In a nutshell, it consists of a digital platform for recording and verifying data, “a database that is maintained not by a single actor such as a bank but, collaboratively, by a number of participants”. Thus, a similar system, born for financial reasons, is likely to be successfully extended to any kind of business based on “globally networked data”.

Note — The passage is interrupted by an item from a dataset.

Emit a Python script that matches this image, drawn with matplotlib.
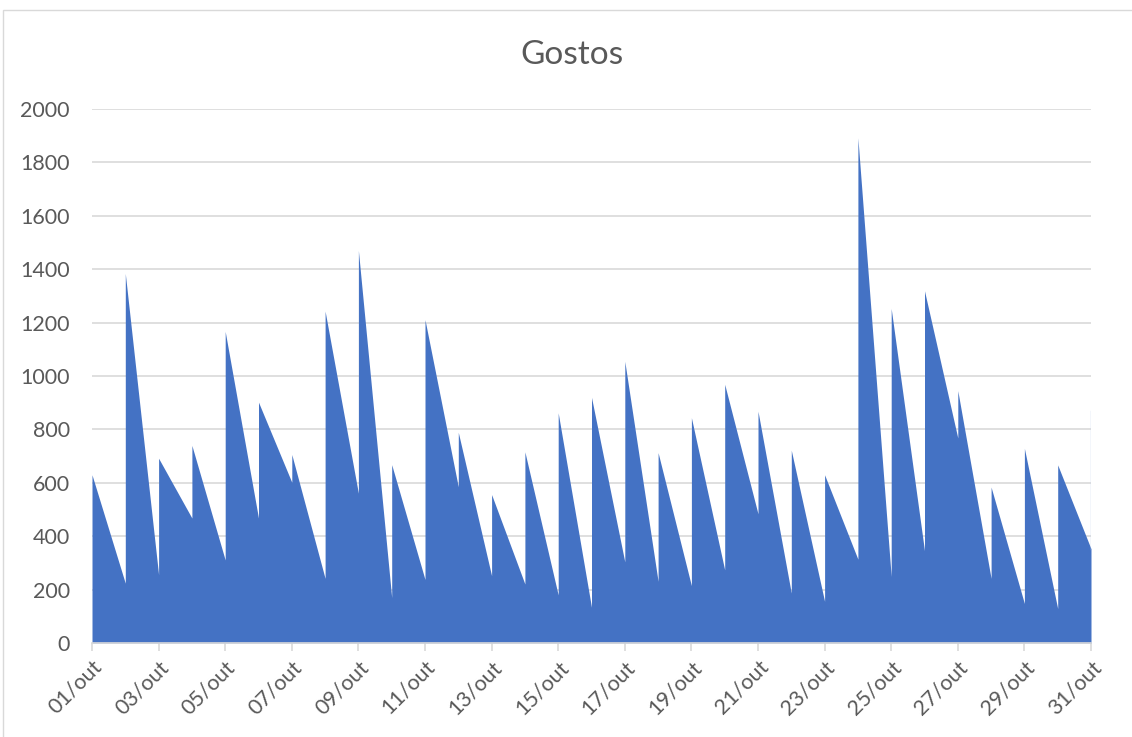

In particular, there are two principal aspects of copyright law which blockchain is likely to affect. On one side, in the artistic as well as in the musical word, this technology might represent a fundamental instrument of authentication, allowing the validation of the identity of the creator and the clarification of the role of each contributor in the copyright chain through a crowd-sourced mechanism. More specifically, it has been said, by attributing a certain code, which cannot be modified, to each contributor, this tool could solve the issue of remix validity and recognition under copyright law, as the change of one single note would result in a totally different code. Working as proof of ownership, it would also help to split the title between different parties. The invention of “Blockai” constitutes an interesting example of a similar application. This platform, in fact, automatically generates an ID certificate for the author, matching, for an indefinite period of time, the right holder with his/her work. Further, by using Instagram, it directly connects all the posts with the relevant hashtag to the blockai, allowing the client to check who is using the content.
Secondly, it might constitute an alternative to the pyramidal, licensing-based copyright structure.
In fact, third parties’ mediation in copyright industry, in the form of collecting societies(COS), has always worked as necessary authentication and validation instrument. COS’ role was supporting the authors, by guaranteeing transparency and fair remuneration in every transaction. However, in time, these societies have often been criticised for the lack of transparency in their structure as well as the inability of providing the authors with a fair remuneration without any delay. In other words, they were gradually turning into “a broken system”.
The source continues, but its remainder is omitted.